Collected material =
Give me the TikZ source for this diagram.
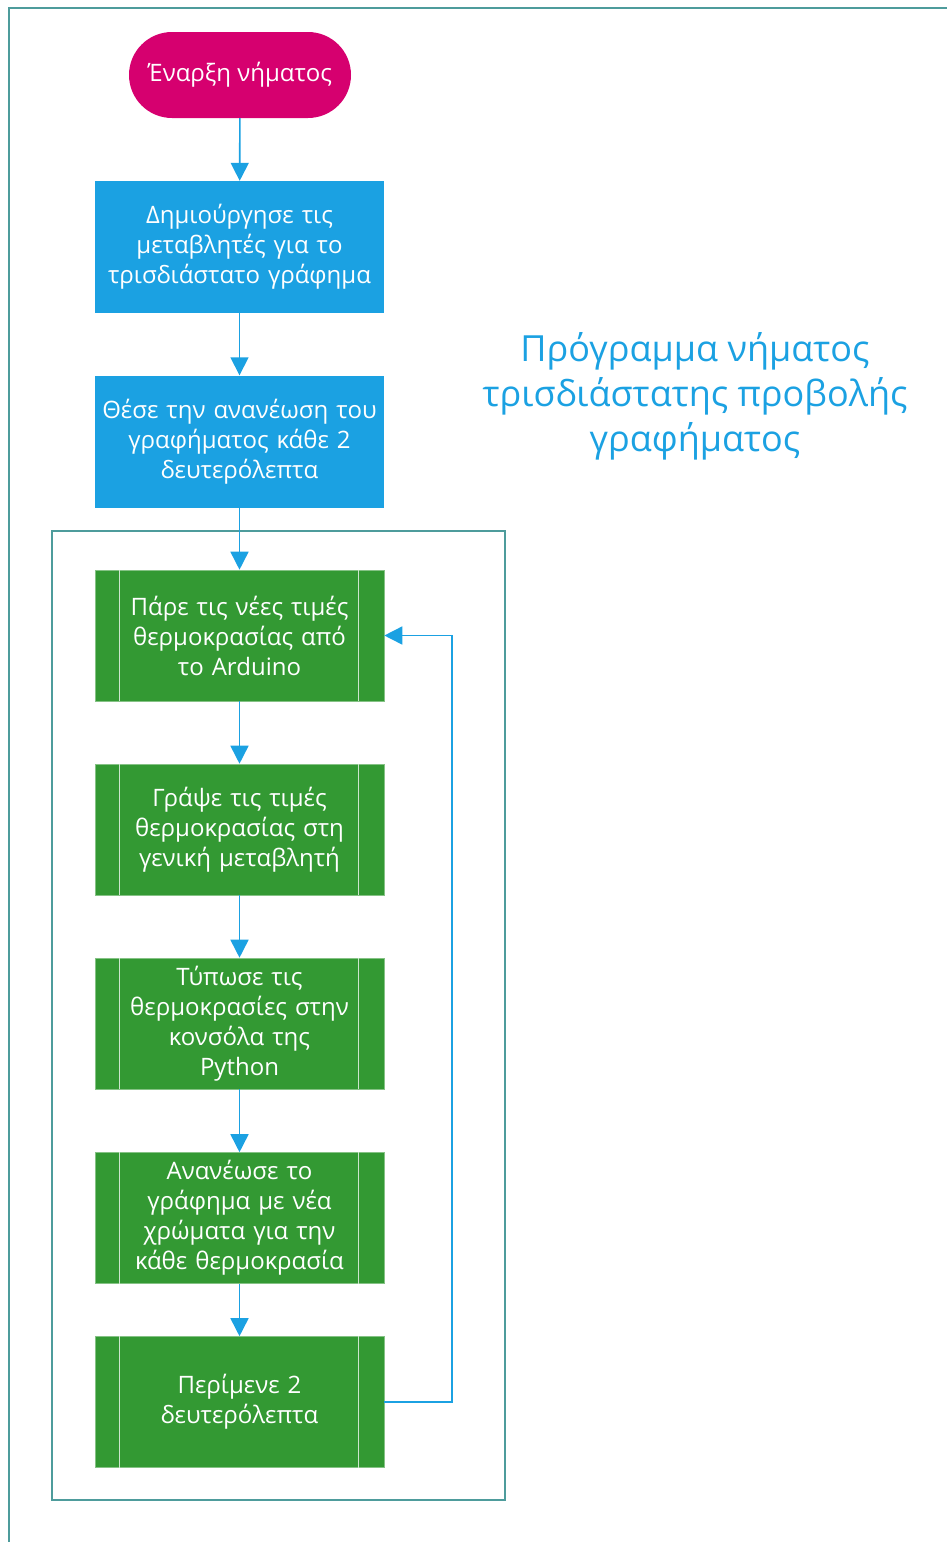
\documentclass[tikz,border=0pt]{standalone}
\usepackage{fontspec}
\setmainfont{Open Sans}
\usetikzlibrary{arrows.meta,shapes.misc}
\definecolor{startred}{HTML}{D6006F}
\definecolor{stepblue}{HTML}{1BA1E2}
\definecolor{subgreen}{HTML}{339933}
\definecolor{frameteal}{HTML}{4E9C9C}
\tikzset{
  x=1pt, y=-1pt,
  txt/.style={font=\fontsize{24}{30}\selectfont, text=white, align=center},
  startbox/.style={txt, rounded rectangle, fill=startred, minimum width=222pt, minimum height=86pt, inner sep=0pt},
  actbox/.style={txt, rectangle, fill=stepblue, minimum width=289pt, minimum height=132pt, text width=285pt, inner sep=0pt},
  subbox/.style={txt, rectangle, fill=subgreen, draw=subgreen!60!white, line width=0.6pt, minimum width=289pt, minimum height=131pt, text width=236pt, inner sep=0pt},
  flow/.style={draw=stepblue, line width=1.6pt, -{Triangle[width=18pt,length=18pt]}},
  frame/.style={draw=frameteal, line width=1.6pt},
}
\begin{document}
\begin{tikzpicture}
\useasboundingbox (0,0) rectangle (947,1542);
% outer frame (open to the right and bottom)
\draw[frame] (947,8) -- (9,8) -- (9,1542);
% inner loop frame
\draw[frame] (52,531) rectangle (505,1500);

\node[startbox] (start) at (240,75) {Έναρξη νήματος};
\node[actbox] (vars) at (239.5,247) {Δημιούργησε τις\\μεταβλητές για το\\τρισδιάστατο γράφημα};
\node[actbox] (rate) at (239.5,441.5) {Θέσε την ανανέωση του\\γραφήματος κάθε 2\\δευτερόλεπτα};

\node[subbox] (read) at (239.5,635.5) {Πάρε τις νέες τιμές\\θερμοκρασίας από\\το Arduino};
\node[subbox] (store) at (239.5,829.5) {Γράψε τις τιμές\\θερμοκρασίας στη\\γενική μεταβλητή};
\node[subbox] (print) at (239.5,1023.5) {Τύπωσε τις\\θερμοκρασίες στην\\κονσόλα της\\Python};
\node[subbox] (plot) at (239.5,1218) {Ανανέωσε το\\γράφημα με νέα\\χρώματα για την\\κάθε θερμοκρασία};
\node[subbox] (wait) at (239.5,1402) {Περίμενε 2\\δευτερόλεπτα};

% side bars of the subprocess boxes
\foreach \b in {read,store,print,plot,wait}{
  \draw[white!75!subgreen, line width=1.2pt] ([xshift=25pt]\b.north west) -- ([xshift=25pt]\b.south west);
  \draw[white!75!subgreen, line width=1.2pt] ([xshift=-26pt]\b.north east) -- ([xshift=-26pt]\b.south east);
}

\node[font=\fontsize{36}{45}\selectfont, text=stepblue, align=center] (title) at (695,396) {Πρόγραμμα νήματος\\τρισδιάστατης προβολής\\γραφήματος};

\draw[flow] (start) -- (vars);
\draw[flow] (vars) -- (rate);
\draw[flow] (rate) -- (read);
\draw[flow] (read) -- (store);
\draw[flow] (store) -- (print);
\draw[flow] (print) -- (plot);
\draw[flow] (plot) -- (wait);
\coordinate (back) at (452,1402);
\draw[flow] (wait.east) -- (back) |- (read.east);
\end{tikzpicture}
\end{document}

To be done =
Restate the data above word for word. Do not include the images.

Exercise response =
Give me the TikZ source for this diagram.
\documentclass[tikz,border=0pt]{standalone}
\usepackage{fontspec}
\setmainfont{Open Sans}
\usetikzlibrary{arrows.meta,shapes.misc}
\definecolor{startred}{HTML}{D6006F}
\definecolor{stepblue}{HTML}{1BA1E2}
\definecolor{subgreen}{HTML}{339933}
\definecolor{frameteal}{HTML}{4E9C9C}
\tikzset{
  x=1pt, y=-1pt,
  txt/.style={font=\fontsize{24}{30}\selectfont, text=white, align=center},
  startbox/.style={txt, rounded rectangle, fill=startred, minimum width=222pt, minimum height=86pt, inner sep=0pt},
  actbox/.style={txt, rectangle, fill=stepblue, minimum width=289pt, minimum height=132pt, text width=285pt, inner sep=0pt},
  subbox/.style={txt, rectangle, fill=subgreen, draw=subgreen!60!white, line width=0.6pt, minimum width=289pt, minimum height=131pt, text width=236pt, inner sep=0pt},
  flow/.style={draw=stepblue, line width=1.6pt, -{Triangle[width=18pt,length=18pt]}},
  frame/.style={draw=frameteal, line width=1.6pt},
}
\begin{document}
\begin{tikzpicture}
\useasboundingbox (0,0) rectangle (947,1542);
% outer frame (open to the right and bottom)
\draw[frame] (947,8) -- (9,8) -- (9,1542);
% inner loop frame
\draw[frame] (52,531) rectangle (505,1500);

\node[startbox] (start) at (240,75) {Έναρξη νήματος};
\node[actbox] (vars) at (239.5,247) {Δημιούργησε τις\\μεταβλητές για το\\τρισδιάστατο γράφημα};
\node[actbox] (rate) at (239.5,441.5) {Θέσε την ανανέωση του\\γραφήματος κάθε 2\\δευτερόλεπτα};

\node[subbox] (read) at (239.5,635.5) {Πάρε τις νέες τιμές\\θερμοκρασίας από\\το Arduino};
\node[subbox] (store) at (239.5,829.5) {Γράψε τις τιμές\\θερμοκρασίας στη\\γενική μεταβλητή};
\node[subbox] (print) at (239.5,1023.5) {Τύπωσε τις\\θερμοκρασίες στην\\κονσόλα της\\Python};
\node[subbox] (plot) at (239.5,1218) {Ανανέωσε το\\γράφημα με νέα\\χρώματα για την\\κάθε θερμοκρασία};
\node[subbox] (wait) at (239.5,1402) {Περίμενε 2\\δευτερόλεπτα};

% side bars of the subprocess boxes
\foreach \b in {read,store,print,plot,wait}{
  \draw[white!75!subgreen, line width=1.2pt] ([xshift=25pt]\b.north west) -- ([xshift=25pt]\b.south west);
  \draw[white!75!subgreen, line width=1.2pt] ([xshift=-26pt]\b.north east) -- ([xshift=-26pt]\b.south east);
}

\node[font=\fontsize{36}{45}\selectfont, text=stepblue, align=center] (title) at (695,396) {Πρόγραμμα νήματος\\τρισδιάστατης προβολής\\γραφήματος};

\draw[flow] (start) -- (vars);
\draw[flow] (vars) -- (rate);
\draw[flow] (rate) -- (read);
\draw[flow] (read) -- (store);
\draw[flow] (store) -- (print);
\draw[flow] (print) -- (plot);
\draw[flow] (plot) -- (wait);
\coordinate (back) at (452,1402);
\draw[flow] (wait.east) -- (back) |- (read.east);
\end{tikzpicture}
\end{document}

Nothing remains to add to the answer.